Equity Based Services (EBS), a San Diego-based private real estate company specializing in the acquisition and management of self-storage properties, has been accused by some of its investors of mismanagement and fraud, according to a report by “The San Diego Union-Tribune.” EBS, along with chairman Howard Kaplan and his son Stephen Kaplan, CEO, have been named in several lawsuits during the last few years, alleging excessive fees, commingled funds between different storage projects and the raising of more money than necessary for acquisitions.
Some investors have accused EBS of being set up like a Ponzi scheme, alleging the excess capital was used to pay off investors involved in other projects who were told they would receive a preferred rate of return, according to the report.
Several suits have been settled out of court, some with confidentiality agreements prohibiting plaintiffs from speaking about their settlements, the Union-Tribune reported. Former investor Scott Rogers filed suit in 2010 alleging fraud and telling prosecutors he believed investor losses could exceed $100 million. Rogers and his family reportedly invested $5 million and lost 80 percent of it. He reached a confidential settlement, according to the source.
Attorney Michael Lipman, who represents both Kaplans, told the Union-Tribune the complaints were from a small group of disgruntled investors who are trying to gain control of EBS. According to Lipman, EBS is not a Ponzi scheme because the money was invested in actual businesses.
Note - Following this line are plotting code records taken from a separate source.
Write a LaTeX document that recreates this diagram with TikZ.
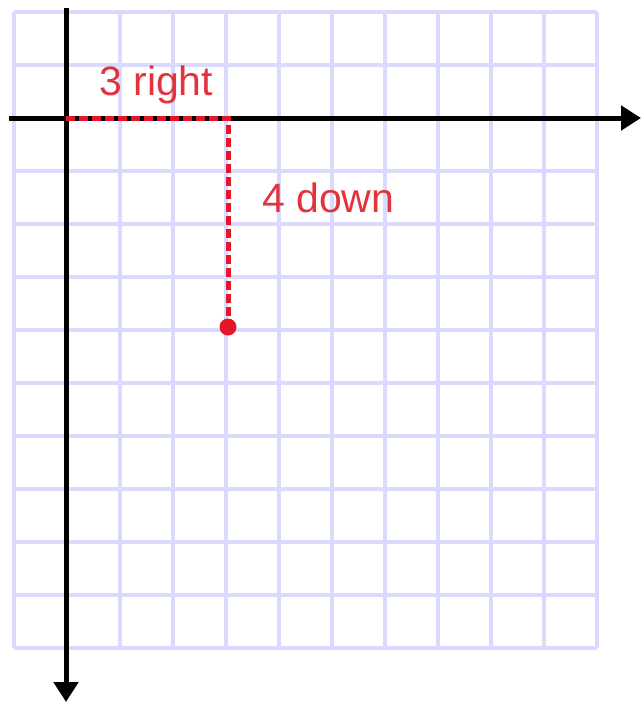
\documentclass[tikz,border=0pt]{standalone}
\usepackage{fontspec}
\setmainfont{Liberation Sans}
\usetikzlibrary{arrows.meta}
\definecolor{gridblue}{RGB}{218,218,255}
\definecolor{markred}{RGB}{228,22,42}
\definecolor{labelred}{RGB}{226,52,62}
\tikzset{
  gridline/.style={draw=gridblue, line width=3.2pt},
  axisline/.style={draw=black, line width=5pt, -{Triangle[length=20pt,width=24pt]}},
  moveline/.style={draw=markred, line width=5pt, dash pattern=on 9pt off 4pt},
  movelabel/.style={text=labelred, font=\fontsize{41}{41}\selectfont, anchor=base west, inner sep=0pt},
  dotmark/.style={circle, fill=markred, minimum size=17pt, inner sep=0pt}
}
\begin{document}
\begin{tikzpicture}[x=1pt,y=-1pt]
\useasboundingbox (0,0) rectangle (641,702);
\fill[white] (0,0) rectangle (641,702);
% grid
\foreach \i in {0,...,11} \draw[gridline] ({14+53*\i},12) -- ({14+53*\i},648);
\foreach \j in {0,...,12} \draw[gridline] (14,{12+53*\j}) -- (597,{12+53*\j});
% axes
\coordinate (xstart) at (9,118);
\coordinate (xend) at (641,118);
\coordinate (ystart) at (66,8);
\coordinate (yend) at (66,702);
\draw[axisline] (xstart) -- (xend);
\draw[axisline] (ystart) -- (yend);
% moves
\coordinate (origin) at (66,118);
\coordinate (corner) at (228,118);
\node[dotmark] (pt) at (228,327) {};
\draw[moveline] (origin) -- (corner) -- (pt.center);
\node[movelabel] (lright) at (99,95) {3 right};
\node[movelabel] (ldown) at (262,212) {4 down};
\end{tikzpicture}
\end{document}
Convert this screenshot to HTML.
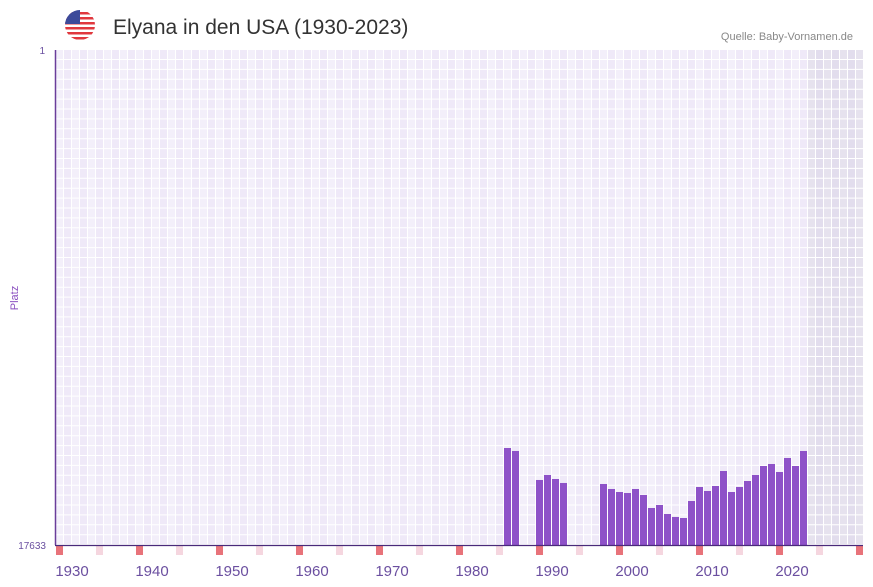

The company’s self-storage portfolio did well for investors until the real estate collapse and Great Recession, Lipman said, adding that excess capital raised was used to cover costs beyond the purchase price and was disclosed in investment documents. “All fees were disclosed up front,” he said. “And that’s what the money was used for.”
EBS began acquiring self-storage properties in 1995, reaching a height of about 70 facilities in a dozen states operating as American Mini Storage. The Kaplans would like to create a publicly traded real estate investment trust with the remaining properties that would give investors company shares in exchange for their existing interests, but struggle for control of the company has delayed that plan, Lipman said.